The exercise: Using the records below, copy exactly the part that opens with the line holding "Clone this chart in matplotlib." and closes with the line holding "top_err_cu50 = [0.18, 0.19, 0.19, 0.19]", minus the pictures.

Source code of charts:

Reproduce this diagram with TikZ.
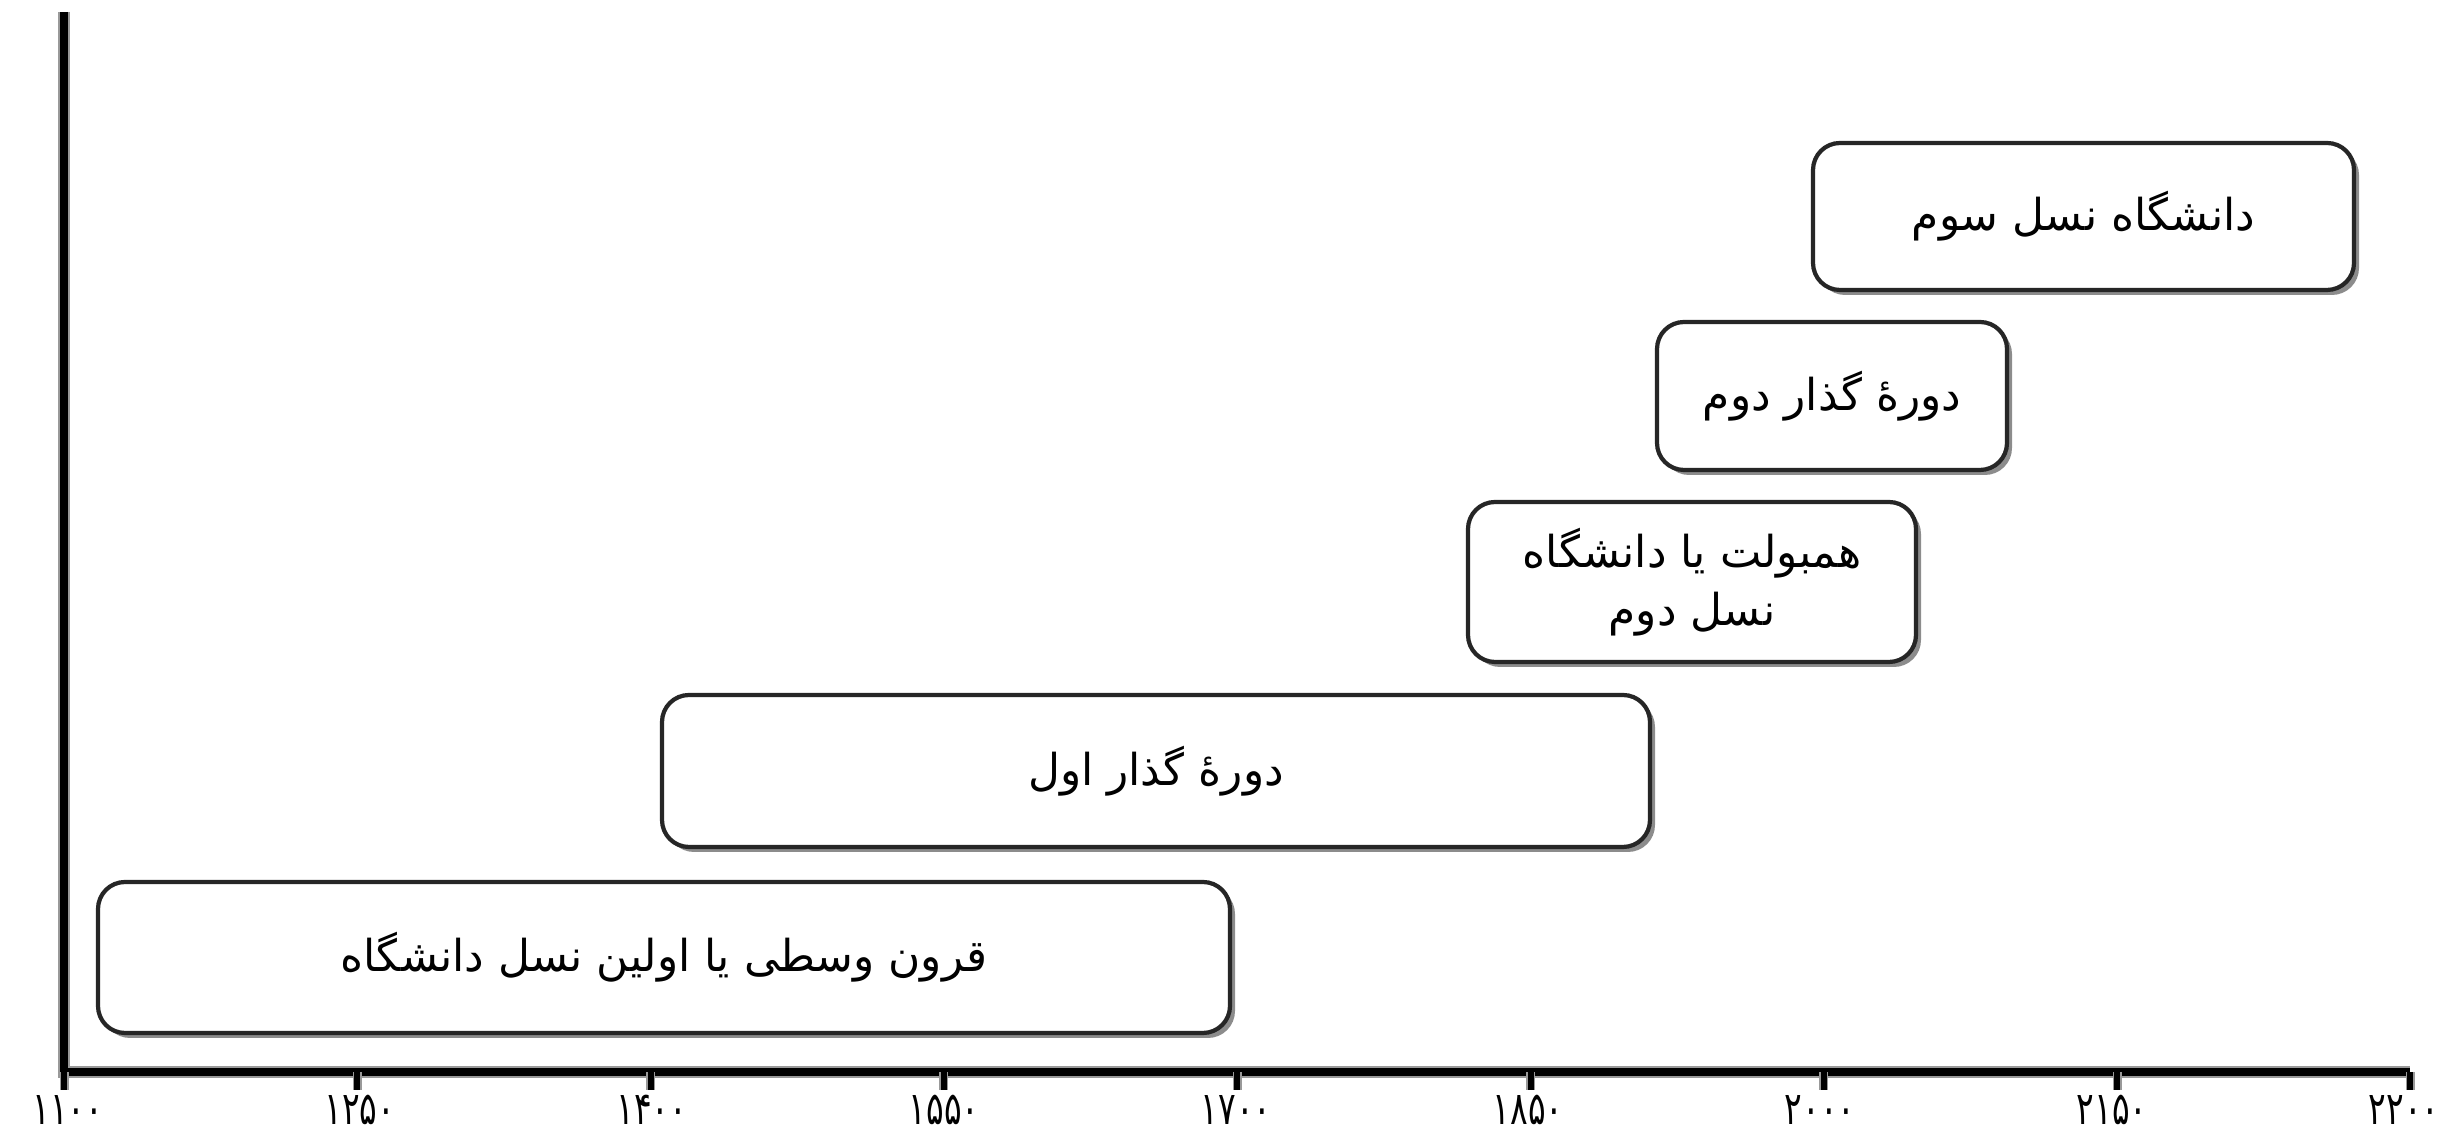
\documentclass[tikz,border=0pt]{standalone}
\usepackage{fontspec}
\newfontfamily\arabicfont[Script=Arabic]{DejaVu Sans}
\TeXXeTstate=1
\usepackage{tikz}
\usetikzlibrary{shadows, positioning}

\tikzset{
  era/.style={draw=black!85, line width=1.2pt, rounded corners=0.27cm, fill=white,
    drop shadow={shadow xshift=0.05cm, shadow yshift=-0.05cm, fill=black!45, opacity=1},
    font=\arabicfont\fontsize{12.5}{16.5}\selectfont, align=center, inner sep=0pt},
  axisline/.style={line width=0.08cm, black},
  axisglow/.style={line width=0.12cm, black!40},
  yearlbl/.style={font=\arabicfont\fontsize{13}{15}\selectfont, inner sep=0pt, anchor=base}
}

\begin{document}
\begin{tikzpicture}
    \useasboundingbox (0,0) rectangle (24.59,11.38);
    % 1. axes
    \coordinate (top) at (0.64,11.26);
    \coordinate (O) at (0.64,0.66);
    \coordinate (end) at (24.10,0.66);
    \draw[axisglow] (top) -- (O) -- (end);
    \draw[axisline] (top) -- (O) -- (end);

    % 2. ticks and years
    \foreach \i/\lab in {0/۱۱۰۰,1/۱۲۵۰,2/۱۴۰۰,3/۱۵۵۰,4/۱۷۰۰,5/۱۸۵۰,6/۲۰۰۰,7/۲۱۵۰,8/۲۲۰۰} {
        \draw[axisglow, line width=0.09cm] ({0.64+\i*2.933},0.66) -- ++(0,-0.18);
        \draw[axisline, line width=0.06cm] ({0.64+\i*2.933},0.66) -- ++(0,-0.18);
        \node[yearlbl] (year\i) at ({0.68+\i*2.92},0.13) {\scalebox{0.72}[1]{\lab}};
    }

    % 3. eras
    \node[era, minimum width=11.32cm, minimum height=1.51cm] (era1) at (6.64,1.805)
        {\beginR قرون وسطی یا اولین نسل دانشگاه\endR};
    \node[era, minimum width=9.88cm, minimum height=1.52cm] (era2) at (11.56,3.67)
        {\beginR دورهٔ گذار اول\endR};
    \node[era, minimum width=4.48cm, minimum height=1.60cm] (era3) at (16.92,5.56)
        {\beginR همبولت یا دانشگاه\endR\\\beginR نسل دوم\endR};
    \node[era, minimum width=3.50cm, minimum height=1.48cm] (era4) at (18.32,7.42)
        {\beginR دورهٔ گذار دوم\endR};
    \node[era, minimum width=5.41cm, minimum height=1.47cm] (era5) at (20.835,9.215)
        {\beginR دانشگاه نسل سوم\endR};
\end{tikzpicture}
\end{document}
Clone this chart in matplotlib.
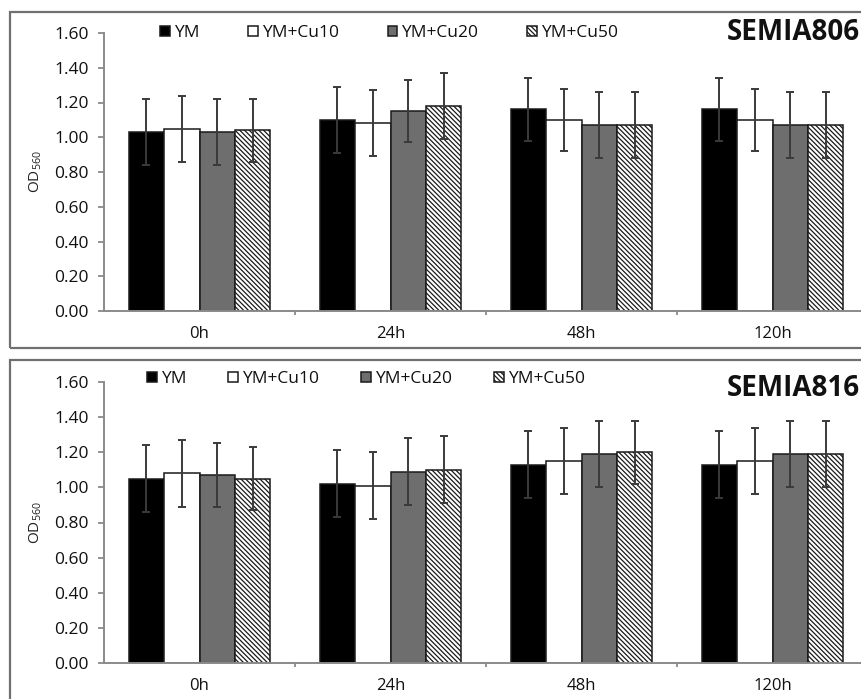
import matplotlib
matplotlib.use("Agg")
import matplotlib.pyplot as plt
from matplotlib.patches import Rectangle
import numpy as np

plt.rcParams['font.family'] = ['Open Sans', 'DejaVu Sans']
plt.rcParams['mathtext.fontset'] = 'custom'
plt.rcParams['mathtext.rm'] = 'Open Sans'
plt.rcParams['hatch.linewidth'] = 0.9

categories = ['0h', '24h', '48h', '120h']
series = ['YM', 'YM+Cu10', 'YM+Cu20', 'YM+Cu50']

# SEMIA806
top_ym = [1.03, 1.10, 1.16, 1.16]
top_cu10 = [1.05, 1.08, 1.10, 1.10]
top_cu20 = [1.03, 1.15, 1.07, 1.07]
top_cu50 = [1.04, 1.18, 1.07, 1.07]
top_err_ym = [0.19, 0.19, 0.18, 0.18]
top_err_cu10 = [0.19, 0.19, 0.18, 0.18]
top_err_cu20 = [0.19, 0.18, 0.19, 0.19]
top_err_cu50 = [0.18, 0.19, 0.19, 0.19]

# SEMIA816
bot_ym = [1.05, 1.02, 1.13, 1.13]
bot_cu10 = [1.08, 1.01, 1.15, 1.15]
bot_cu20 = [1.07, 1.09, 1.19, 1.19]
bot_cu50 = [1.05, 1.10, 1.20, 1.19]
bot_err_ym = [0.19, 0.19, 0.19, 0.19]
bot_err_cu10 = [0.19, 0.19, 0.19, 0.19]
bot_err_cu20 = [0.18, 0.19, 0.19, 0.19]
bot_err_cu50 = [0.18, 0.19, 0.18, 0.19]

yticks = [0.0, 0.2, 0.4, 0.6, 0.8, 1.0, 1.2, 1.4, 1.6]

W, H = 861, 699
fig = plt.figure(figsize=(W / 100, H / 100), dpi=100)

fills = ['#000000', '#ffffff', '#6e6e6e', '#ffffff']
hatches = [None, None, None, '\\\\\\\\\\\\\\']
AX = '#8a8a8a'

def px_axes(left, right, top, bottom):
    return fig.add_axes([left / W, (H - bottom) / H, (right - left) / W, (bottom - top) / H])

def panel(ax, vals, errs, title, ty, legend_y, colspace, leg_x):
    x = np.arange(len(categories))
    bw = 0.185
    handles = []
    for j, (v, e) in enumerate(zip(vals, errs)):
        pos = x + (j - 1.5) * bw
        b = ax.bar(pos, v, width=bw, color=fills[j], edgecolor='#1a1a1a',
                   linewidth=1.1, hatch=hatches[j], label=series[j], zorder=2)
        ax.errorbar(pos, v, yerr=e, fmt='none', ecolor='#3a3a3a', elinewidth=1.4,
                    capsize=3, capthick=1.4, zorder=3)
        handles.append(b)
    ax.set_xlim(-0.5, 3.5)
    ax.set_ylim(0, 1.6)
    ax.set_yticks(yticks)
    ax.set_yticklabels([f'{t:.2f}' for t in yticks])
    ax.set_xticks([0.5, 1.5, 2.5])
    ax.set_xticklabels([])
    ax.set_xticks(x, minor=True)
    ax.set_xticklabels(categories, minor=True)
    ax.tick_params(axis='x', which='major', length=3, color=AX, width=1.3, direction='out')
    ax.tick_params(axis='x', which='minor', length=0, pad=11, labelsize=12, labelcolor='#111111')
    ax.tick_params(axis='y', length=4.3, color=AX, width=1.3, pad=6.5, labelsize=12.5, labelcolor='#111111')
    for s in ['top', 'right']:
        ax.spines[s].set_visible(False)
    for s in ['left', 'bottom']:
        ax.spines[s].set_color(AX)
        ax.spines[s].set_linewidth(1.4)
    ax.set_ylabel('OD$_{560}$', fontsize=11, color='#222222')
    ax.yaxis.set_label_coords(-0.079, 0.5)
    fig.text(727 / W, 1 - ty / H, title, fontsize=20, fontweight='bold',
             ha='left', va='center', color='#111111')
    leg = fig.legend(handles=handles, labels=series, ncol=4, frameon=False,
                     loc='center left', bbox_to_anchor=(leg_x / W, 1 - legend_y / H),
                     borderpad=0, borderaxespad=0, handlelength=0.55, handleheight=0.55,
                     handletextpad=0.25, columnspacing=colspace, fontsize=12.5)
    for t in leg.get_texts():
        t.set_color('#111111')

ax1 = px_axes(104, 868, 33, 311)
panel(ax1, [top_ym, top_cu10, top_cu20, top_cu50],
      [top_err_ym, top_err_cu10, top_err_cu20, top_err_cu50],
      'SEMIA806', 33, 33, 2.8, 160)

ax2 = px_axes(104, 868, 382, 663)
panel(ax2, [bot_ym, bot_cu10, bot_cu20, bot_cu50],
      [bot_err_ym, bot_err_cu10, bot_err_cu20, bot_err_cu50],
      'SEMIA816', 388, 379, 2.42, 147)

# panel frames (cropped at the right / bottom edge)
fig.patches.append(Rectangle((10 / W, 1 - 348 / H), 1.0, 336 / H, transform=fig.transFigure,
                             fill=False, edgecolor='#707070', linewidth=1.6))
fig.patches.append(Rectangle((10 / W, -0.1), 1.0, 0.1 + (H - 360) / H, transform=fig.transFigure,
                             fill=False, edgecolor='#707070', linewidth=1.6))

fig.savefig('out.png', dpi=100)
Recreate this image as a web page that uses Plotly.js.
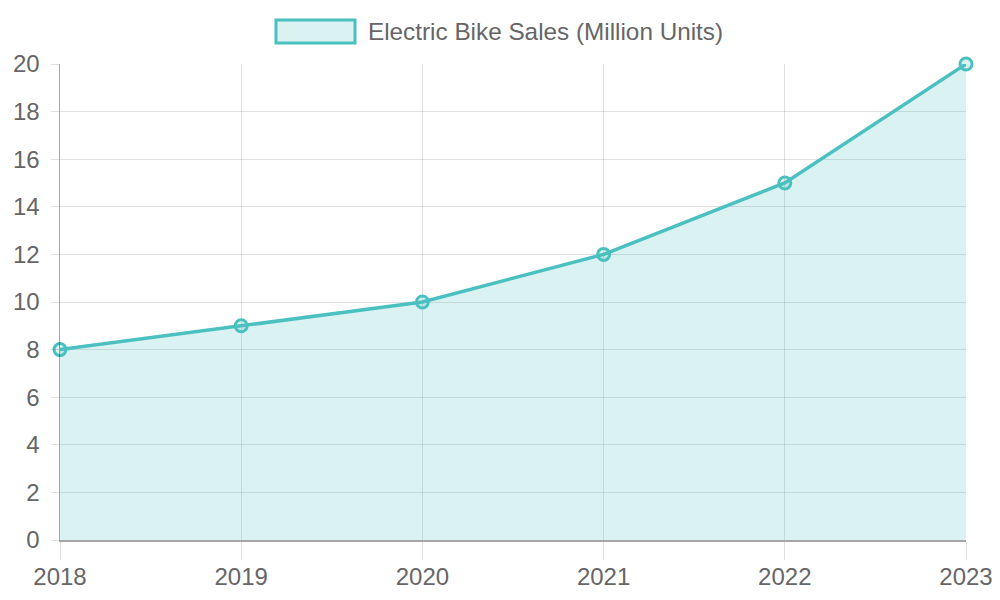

Problem solution:
Clone this chart in matplotlib.
import matplotlib
matplotlib.use("Agg")
import matplotlib.pyplot as plt
from matplotlib.patches import Rectangle
import numpy as np

plt.rcParams['font.family'] = ['Open Sans', 'DejaVu Sans']
plt.rcParams['mathtext.fontset'] = 'custom'
plt.rcParams['mathtext.rm'] = 'Open Sans'
plt.rcParams['hatch.linewidth'] = 0.9

categories = ['0h', '24h', '48h', '120h']
series = ['YM', 'YM+Cu10', 'YM+Cu20', 'YM+Cu50']

# SEMIA806
top_ym = [1.03, 1.10, 1.16, 1.16]
top_cu10 = [1.05, 1.08, 1.10, 1.10]
top_cu20 = [1.03, 1.15, 1.07, 1.07]
top_cu50 = [1.04, 1.18, 1.07, 1.07]
top_err_ym = [0.19, 0.19, 0.18, 0.18]
top_err_cu10 = [0.19, 0.19, 0.18, 0.18]
top_err_cu20 = [0.19, 0.18, 0.19, 0.19]
top_err_cu50 = [0.18, 0.19, 0.19, 0.19]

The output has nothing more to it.